Des économies bienvenues dans un contexte où chaque euro public compte, même si elles ne pèseront pas lourd dans le budget global de l’État.
Comment s’y prendra-t-on si la décision est prise ?
Pas question de tout retirer d’un coup. L’exemple des pays voisins montre qu’on peut cesser la production tout en laissant les pièces existantes en circulation. Elles garderaient leur valeur légale, et disparaîtraient progressivement à mesure qu’elles sortent du circuit.
Autrement dit, pas de panique : vos vieilles pièces rouges ne deviendraient pas des objets de collection du jour au lendemain.
Faut-il craindre une hausse des prix ?
C’est l’un des freins majeurs. Moins de pièces implique des arrondis dans les prix, et certains craignent que cela ne joue pas en faveur des consommateurs. Pourtant, dans les pays ayant sauté le pas, l’inflation est restée contenue.
La clé ? Un encadrement clair. Les autorités ont incité les commerçants à arrondir au plus proche multiple de 5 centimes, sans systématiquement arrondir à la hausse. Une manière d’éviter les abus et de rassurer les ménages.
Des effets secondaires à prévoir
Moins de pièces rouges, c’est parfois plus de problèmes ailleurs. En Belgique, par exemple, l’arrêt des 1 et 2 centimes a entraîné une pénurie de pièces de 5 centimes, très sollicitées pour les nouveaux arrondis.
Il y a aussi l’impact social. Certaines personnes marginalisées, comme celles qui vivent de la manche, pourraient en pâtir. Sans parler des emplois potentiellement menacés à la Monnaie de Paris si la production diminue.
La suppression des pièces rouges n’est donc pas qu’un simple ajustement logistique : elle implique des choix politiques, sociaux et économiques importants.

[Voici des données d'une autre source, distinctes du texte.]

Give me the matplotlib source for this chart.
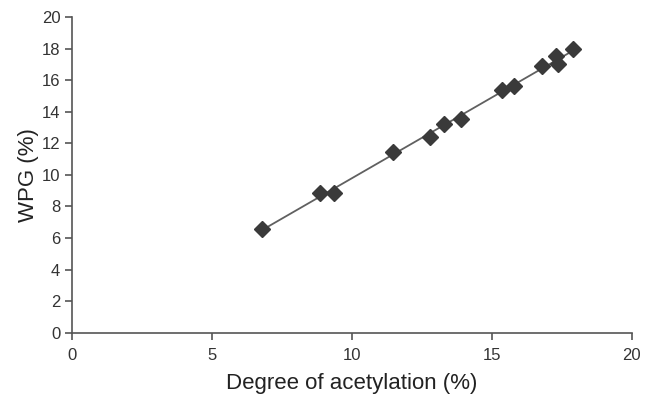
import matplotlib
matplotlib.use('Agg')
import matplotlib.pyplot as plt
import numpy as np

plt.rcParams['font.family'] = ['Liberation Sans', 'DejaVu Sans']

acetylation = [6.8, 8.85, 9.35, 11.47, 12.8, 13.3, 13.9, 15.35, 15.8, 16.8, 17.3, 17.36, 17.9]
wpg = [6.6, 8.88, 8.83, 11.44, 12.4, 13.23, 13.56, 15.39, 15.6, 16.9, 17.5, 17.03, 17.96]
x_ticks = [0, 5, 10, 15, 20]
y_ticks = [0, 2, 4, 6, 8, 10, 12, 14, 16, 18, 20]

fig = plt.figure(figsize=(6.5, 4.03), dpi=100)
ax = fig.add_axes([0.111, 0.174, 0.861, 0.784])

# linear trend line over the data range
slope, intercept = np.polyfit(acetylation, wpg, 1)
fit_x = np.array([min(acetylation), max(acetylation)])
ax.plot(fit_x, slope * fit_x + intercept, color='#606060', linewidth=1.3, zorder=2)
ax.plot(acetylation, wpg, linestyle='none', marker='D', markersize=8.5,
        color='#3a3a3a', markeredgecolor='#3a3a3a', zorder=3)

ax.set_xlim(0, 20)
ax.set_ylim(0, 20)
ax.set_xticks(x_ticks)
ax.set_yticks(y_ticks)
for side in ['top', 'right']:
    ax.spines[side].set_visible(False)
for side in ['left', 'bottom']:
    ax.spines[side].set_color('#555555')
    ax.spines[side].set_linewidth(1.2)
ax.tick_params(colors='#555555', labelcolor='#333333', labelsize=12, length=5, width=1.2)
ax.tick_params(axis='x', pad=6)

ax.set_xlabel('Degree of acetylation (%)', fontsize=16, color='#222222', labelpad=7)
ax.set_ylabel('WPG (%)', fontsize=16, color='#222222', labelpad=2)

fig.savefig('out.png', dpi=100)
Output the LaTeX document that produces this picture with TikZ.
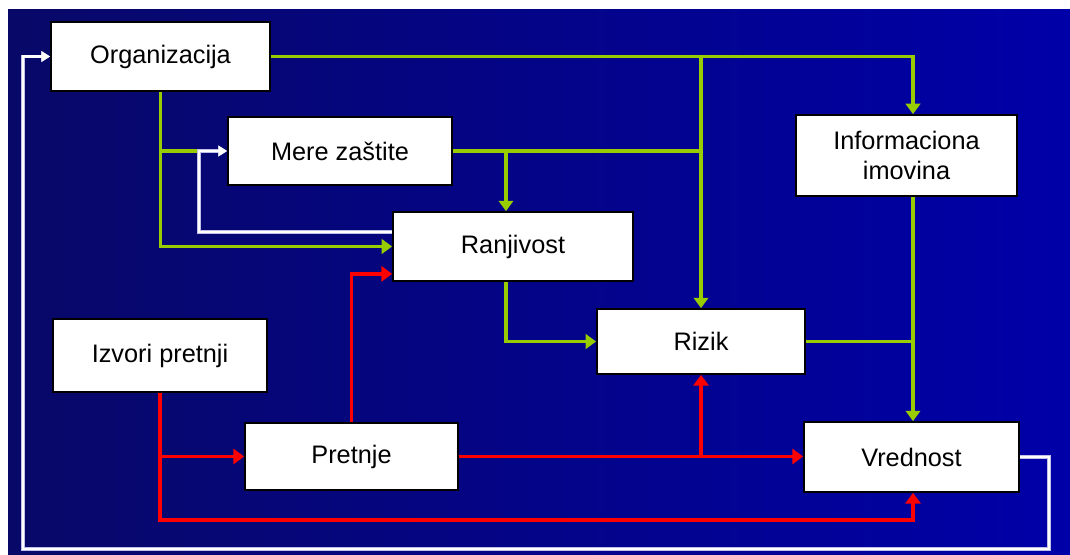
\documentclass[tikz,border=0pt]{standalone}
\usepackage{fontspec}
\setmainfont{Liberation Sans}
\usetikzlibrary{arrows.meta,positioning,calc}
\definecolor{bgleft}{RGB}{8,8,104}
\definecolor{bgright}{RGB}{0,0,168}
\definecolor{linegreen}{RGB}{153,204,0}
\definecolor{linered}{RGB}{255,0,0}
\definecolor{lineedge}{RGB}{190,190,230}
\tikzset{
  box/.style    = {draw=black,line width=1.2pt,fill=white,align=center,
                   font=\fontsize{18}{21.5}\selectfont,inner sep=2pt},
  gline/.style  = {line width=2.5pt,color=linegreen},
  garrow/.style = {gline,-{Triangle[width=0.36cm,length=0.26cm]}},
  rline/.style  = {line width=2.5pt,color=linered},
  rarrow/.style = {rline,-{Triangle[width=0.38cm,length=0.27cm]}},
  warrow/.style = {line width=1.5pt,color=white,
                   preaction={draw=lineedge,line width=2.6pt},
                   -{Triangle[width=0.26cm,length=0.22cm]}},
}
\begin{document}
\begin{tikzpicture}[x=0.025cm,y=-0.025cm]
  \useasboundingbox (0,0) rectangle (1070,554);
  \fill[white] (0,0) rectangle (1070,554);
  \shade[left color=bgleft,right color=bgright] (8,9) rectangle (1070,554);

  \node[box,minimum width=5.475cm,minimum height=1.725cm] (org) at (160.5,56.5) {Organizacija};
  \node[box,minimum width=5.6cm,minimum height=1.7cm] (mere) at (340,151) {Mere zaštite};
  \node[box,minimum width=6.0cm,minimum height=1.725cm] (ranj) at (513,246.5) {Ranjivost};
  \node[box,minimum width=5.525cm,minimum height=2.025cm] (info) at (906.5,155.5) {Informaciona\\imovina};
  \node[box,minimum width=5.2cm,minimum height=1.625cm] (rizik) at (701,341.5) {Rizik};
  \node[box,minimum width=5.35cm,minimum height=1.825cm] (izvori) at (160,355.5) {Izvori pretnji};
  \node[box,minimum width=5.325cm,minimum height=1.675cm] (pretnje) at (351.5,456.5) {Pretnje};
  \node[box,minimum width=5.375cm,minimum height=1.75cm] (vred) at (911.5,457) {Vrednost};

  \coordinate (infoin) at ($(info.north)+(6.5,0)$);
  \coordinate (infoout) at ($(info.south)+(6.5,0)$);
  \coordinate (vredin) at ($(vred.north)+(1.5,0)$);
  \coordinate (vredlow) at ($(vred.south)+(1.5,0)$);
  \coordinate (ranjin) at ($(ranj.north)+(-7,0)$);
  \coordinate (ranjout) at ($(ranj.south)+(-7,0)$);
  \coordinate (loopR) at (1049,549);
  \coordinate (loopL) at (23,549);

  % green
  \draw[garrow] (org.east) -| (infoin);
  \draw[garrow] (rizik.north |- org.east) -- (rizik.north);
  \draw[gline] (mere.east) -- (mere.east -| rizik.north);
  \draw[garrow] (ranjin |- mere.east) -- (ranjin);
  \draw[garrow] (org.south) |- (ranj.west);
  \draw[gline] (org.south |- mere.west) -- ++(40,0);
  \draw[garrow] (ranjout) |- (rizik.west);
  \draw[gline] (rizik.east) -- (rizik.east -| infoout);
  \draw[garrow] (infoout) -- (vredin);

  % red
  \draw[rarrow] (izvori.south) |- (0,520 -| vredlow) -- (vredlow);
  \draw[rarrow] (izvori.south |- pretnje.west) -- (pretnje.west);
  \draw[rarrow] (pretnje.north) |- ($(ranj.south west)+(0,-8)$);
  \draw[rarrow] (pretnje.east) -- (pretnje.east -| vred.west);
  \draw[rarrow] (pretnje.east -| rizik.south) -- (rizik.south);

  % white
  \draw[warrow] (vred.east) -| (loopR) -- (loopL) |- (org.west);
  \draw[warrow] ($(ranj.west)+(0,-14.5)$) -- ++(-193,0) |- (mere.west);
\end{tikzpicture}
\end{document}
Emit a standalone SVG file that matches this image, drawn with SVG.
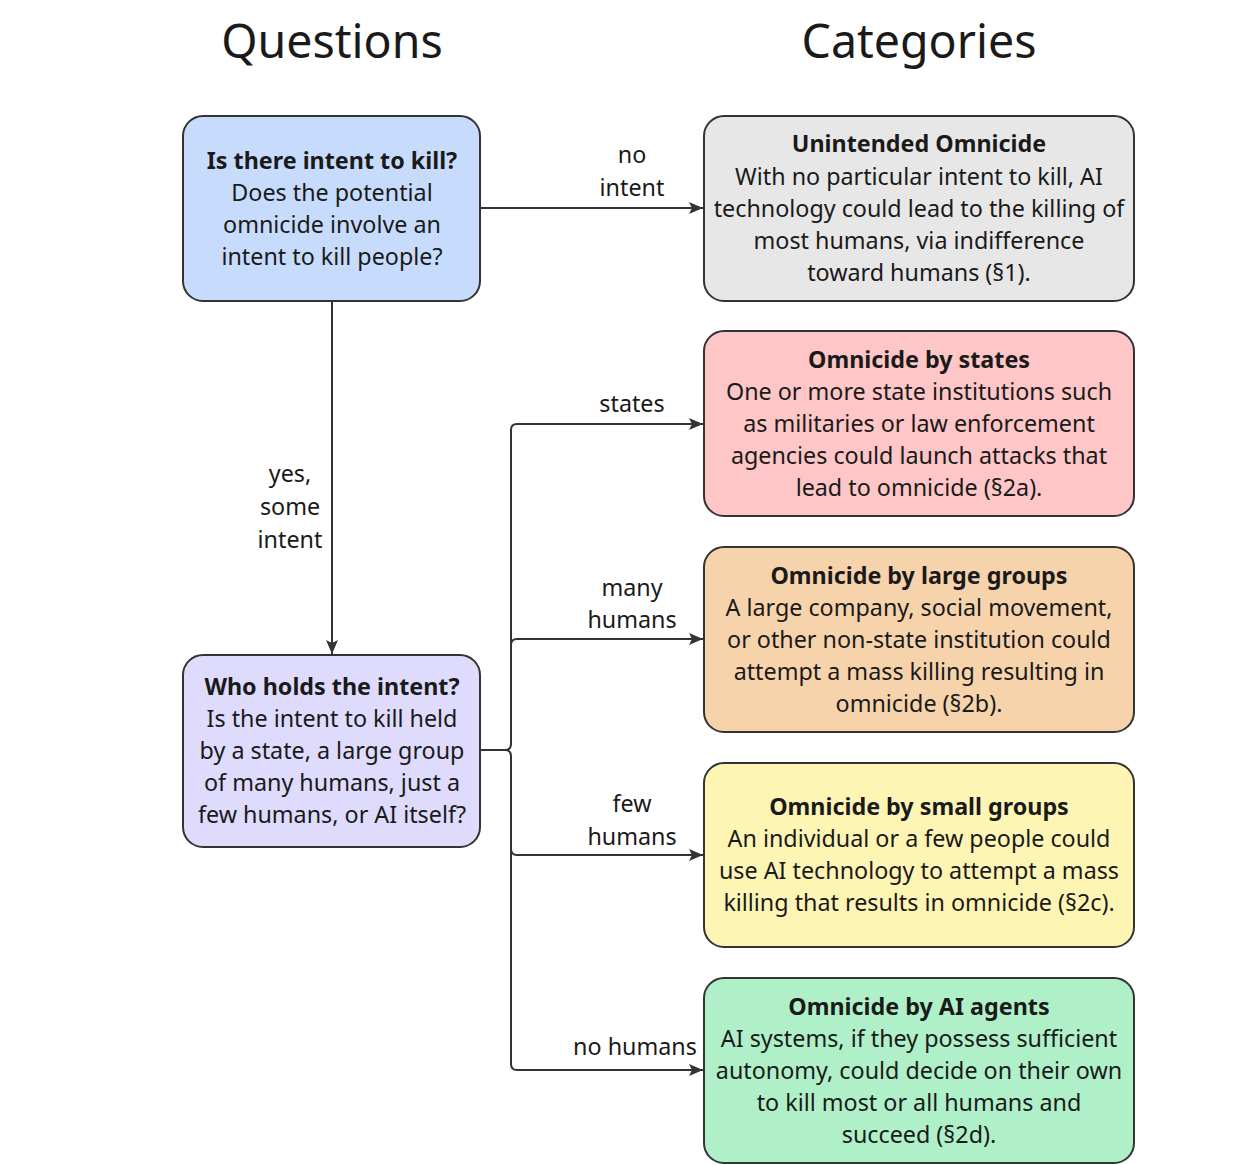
<svg xmlns="http://www.w3.org/2000/svg" width="1234" height="1165" viewBox="0 0 1234 1165">
<style>
.box{stroke:#333;stroke-width:2}
.t{font-family:"Noto Sans","Open Sans",sans-serif;font-size:23.3px;fill:#1a1a1a;text-anchor:middle}
.b{font-weight:bold}
.h{font-family:"Noto Sans","Open Sans",sans-serif;font-size:46.5px;fill:#1a1a1a;text-anchor:middle}
.c{fill:none;stroke:#333;stroke-width:2}
</style>
<defs>
<marker id="arr" viewBox="0 0 14 12" refX="14" refY="6" markerWidth="14" markerHeight="12" markerUnits="userSpaceOnUse" orient="auto">
<path d="M0,0 L14,6 L0,12 L3,6 Z" fill="#333"/>
</marker>
</defs>
<rect width="1234" height="1165" fill="#fff"/>
<text class="h" x="332" y="58">Questions</text>
<text class="h" x="919" y="58">Categories</text>

<g id="connectors">
<path class="c" d="M480,208 H703" marker-end="url(#arr)"/>
<path class="c" d="M332,301 V654" marker-end="url(#arr)"/>
<path class="c" d="M480,750 H505 Q511,750 511,744 V430 Q511,424 517,424 H703" marker-end="url(#arr)"/>
<path class="c" d="M511,645 Q511,639 517,639 H703" marker-end="url(#arr)"/>
<path class="c" d="M505,750 Q511,750 511,756 V1064 Q511,1070 517,1070 H703" marker-end="url(#arr)"/>
<path class="c" d="M511,849 Q511,855 517,855 H703" marker-end="url(#arr)"/>
<text class="t" x="632" y="163">no</text>
<text class="t" x="632" y="196">intent</text>
<text class="t" x="632" y="412">states</text>
<text class="t" x="632" y="596">many</text>
<text class="t" x="632" y="628">humans</text>
<text class="t" x="632" y="812">few</text>
<text class="t" x="632" y="845">humans</text>
<text class="t" x="635" y="1055">no humans</text>
<text class="t" x="290" y="482">yes,</text>
<text class="t" x="290" y="515">some</text>
<text class="t" x="290" y="548">intent</text>
</g>

<g id="q1">
<rect class="box" x="183" y="116" width="297" height="185" rx="20" fill="#c7dcfc"/>
<text class="t b" x="332" y="169">Is there intent to kill?</text>
<text class="t" x="332" y="201">Does the potential</text>
<text class="t" x="332" y="233">omnicide involve an</text>
<text class="t" x="332" y="265">intent to kill people?</text>
</g>

<g id="q2">
<rect class="box" x="183" y="655" width="297" height="192" rx="20" fill="#dedbfc"/>
<text class="t b" x="332" y="695">Who holds the intent?</text>
<text class="t" x="332" y="727">Is the intent to kill held</text>
<text class="t" x="332" y="759">by a state, a large group</text>
<text class="t" x="332" y="791">of many humans, just a</text>
<text class="t" x="332" y="823">few humans, or AI itself?</text>
</g>

<g id="c1">
<rect class="box" x="704" y="116" width="430" height="185" rx="20" fill="#e7e7e7"/>
<text class="t b" x="919" y="152">Unintended Omnicide</text>
<text class="t" x="919" y="185">With no particular intent to kill, AI</text>
<text class="t" x="919" y="217">technology could lead to the killing of</text>
<text class="t" x="919" y="249">most humans, via indifference</text>
<text class="t" x="919" y="281">toward humans (§1).</text>
</g>

<g id="c2">
<rect class="box" x="704" y="331" width="430" height="185" rx="20" fill="#fec6c6"/>
<text class="t b" x="919" y="368">Omnicide by states</text>
<text class="t" x="919" y="400">One or more state institutions such</text>
<text class="t" x="919" y="432">as militaries or law enforcement</text>
<text class="t" x="919" y="464">agencies could launch attacks that</text>
<text class="t" x="919" y="496">lead to omnicide (§2a).</text>
</g>

<g id="c3">
<rect class="box" x="704" y="547" width="430" height="185" rx="20" fill="#f7d3ac"/>
<text class="t b" x="919" y="584">Omnicide by large groups</text>
<text class="t" x="919" y="616">A large company, social movement,</text>
<text class="t" x="919" y="648">or other non-state institution could</text>
<text class="t" x="919" y="680">attempt a mass killing resulting in</text>
<text class="t" x="919" y="712">omnicide (§2b).</text>
</g>

<g id="c4">
<rect class="box" x="704" y="763" width="430" height="184" rx="20" fill="#fef5b5"/>
<text class="t b" x="919" y="815">Omnicide by small groups</text>
<text class="t" x="919" y="847">An individual or a few people could</text>
<text class="t" x="919" y="879">use AI technology to attempt a mass</text>
<text class="t" x="919" y="911">killing that results in omnicide (§2c).</text>
</g>

<g id="c5">
<rect class="box" x="704" y="978" width="430" height="185" rx="20" fill="#aff0c9"/>
<text class="t b" x="919" y="1015">Omnicide by AI agents</text>
<text class="t" x="919" y="1047">AI systems, if they possess sufficient</text>
<text class="t" x="919" y="1079">autonomy, could decide on their own</text>
<text class="t" x="919" y="1111">to kill most or all humans and</text>
<text class="t" x="919" y="1143">succeed (§2d).</text>
</g>
</svg>
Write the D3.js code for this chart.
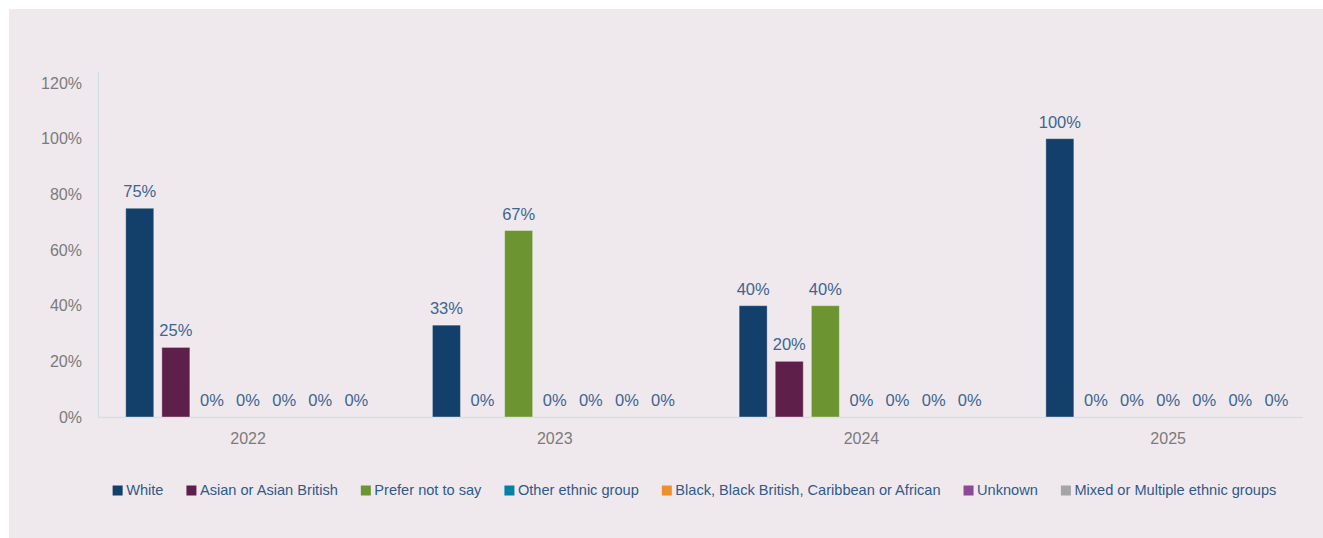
<!DOCTYPE html>
<html>
<head>
<meta charset="utf-8">
<script src="https://cdn.jsdelivr.net/npm/d3@7"></script>
<style>
	body { margin: 0; background: #ffffff; }
	svg { display: block; font-family: "Liberation Sans", Arial, Helvetica, sans-serif; }
</style>
</head>
<body>
<div id="chart"></div>
<script>
// data
var years = ["2022", "2023", "2024", "2025"];
var groups = ["White", "Asian or Asian British", "Prefer not to say", "Other ethnic group",
	"Black, Black British, Caribbean or African", "Unknown", "Mixed or Multiple ethnic groups"];
var white = [75, 33, 40, 100];
var asian = [25, 0, 20, 0];
var preferNot = [0, 67, 40, 0];
var other = [0, 0, 0, 0];
var black = [0, 0, 0, 0];
var unknown = [0, 0, 0, 0];
var mixed = [0, 0, 0, 0];
var yTicks = [0, 20, 40, 60, 80, 100, 120];
var colors = ["#13406b", "#5f1f4b", "#6c9430", "#0081a6", "#f18e2c", "#8b4a97", "#a5a5a5"];

var series = [white, asian, preferNot, other, black, unknown, mixed];

var w = 1323;
var h = 538;
var axisLeft = 98, axisRight = 1303, axisTop = 72, baseY = 417;

var svg = d3.select("#chart").append("svg")
	.attr("width", w)
	.attr("height", h);

// panel background
svg.append("rect")
	.attr("x", 9)
	.attr("y", 9)
	.attr("width", w - 9)
	.attr("height", h - 9)
	.attr("fill", "#efe9ee");

var x0 = d3.scaleBand().domain(years).range([94.7, 1321.5]);
var x1 = d3.scaleBand().domain(groups).range([27, x0.bandwidth() - 27]).paddingInner(0.224).paddingOuter(0.112);
var y = d3.scaleLinear().domain([0, 120]).range([baseY, 83]);

// y axis
var yAxis = svg.append("g")
	.attr("transform", "translate(" + axisLeft + ",0)")
	.call(d3.axisLeft(y).tickValues(yTicks).tickSize(0).tickPadding(16).tickFormat(function(d) { return d + "%"; }));
yAxis.select(".domain").remove();
yAxis.selectAll("text")
	.attr("fill", "#7b7b7b")
	.style("font-size", "16px");

svg.append("line")
	.attr("x1", axisLeft + 0.5).attr("x2", axisLeft + 0.5)
	.attr("y1", axisTop).attr("y2", baseY)
	.attr("stroke", "#cfdbe6")
	.attr("stroke-width", 1);

// x axis
var xAxis = svg.append("g")
	.attr("transform", "translate(0," + baseY + ")")
	.call(d3.axisBottom(x0).tickSize(0).tickPadding(16));
xAxis.select(".domain").remove();
xAxis.selectAll("text")
	.attr("fill", "#7b7b7b")
	.style("font-size", "16px");

svg.append("line")
	.attr("x1", axisLeft).attr("x2", axisRight)
	.attr("y1", baseY + 0.5).attr("y2", baseY + 0.5)
	.attr("stroke", "#d6dde8")
	.attr("stroke-width", 1.5);

// bars
var rows = [];
for (var i = 0; i < years.length; i++) {
	for (var j = 0; j < groups.length; j++) {
		rows.push({year: years[i], group: groups[j], value: series[j][i], color: colors[j]});
	}
}

svg.selectAll("rect.bar")
	.data(rows.filter(function(d) { return d.value > 0; }))
	.enter()
	.append("rect")
	.attr("class", "bar")
	.attr("x", function(d) { return x0(d.year) + x1(d.group); })
	.attr("y", function(d) { return y(d.value); })
	.attr("width", x1.bandwidth())
	.attr("height", function(d) { return baseY - y(d.value); })
	.attr("fill", function(d) { return d.color; })
	.attr("stroke", "rgba(255,255,255,0.35)")
	.attr("stroke-width", 1);

svg.selectAll("text.lbl")
	.data(rows)
	.enter()
	.append("text")
	.attr("class", "lbl")
	.attr("x", function(d) { return x0(d.year) + x1(d.group) + x1.bandwidth() / 2; })
	.attr("y", function(d) { return y(d.value) - 11; })
	.attr("text-anchor", "middle")
	.attr("fill", "#3d6591")
	.style("font-size", "16.5px")
	.text(function(d) { return d.value + "%"; });

// legend
var legend = svg.append("g");
var lx = 0;
groups.forEach(function(g, i) {
	var item = legend.append("g").attr("transform", "translate(" + lx + ",0)");
	item.append("rect")
		.attr("x", 0).attr("y", -9.5)
		.attr("width", 10).attr("height", 10)
		.attr("fill", colors[i]);
	var t = item.append("text")
		.attr("x", 13.5).attr("y", 0)
		.attr("fill", "#2f5a8a")
		.style("font-size", "14.6px")
		.text(g);
	lx += 13.5 + t.node().getComputedTextLength() + 23;
});
var legendWidth = lx - 23;
legend.attr("transform", "translate(" + (694.5 - legendWidth / 2) + ",495)");
</script>
</body>
</html>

Alors, ces pièces rouges vont-elles bientôt disparaître de nos portefeuilles ? Rien n’est décidé pour l’instant, mais la question ne semble plus taboue. Entre coût de production trop élevé, faible utilité et transition numérique, tout pousse à envisager sérieusement leur retrait. Le sujet est sur la table, reste à savoir quand la France osera franchir le pas.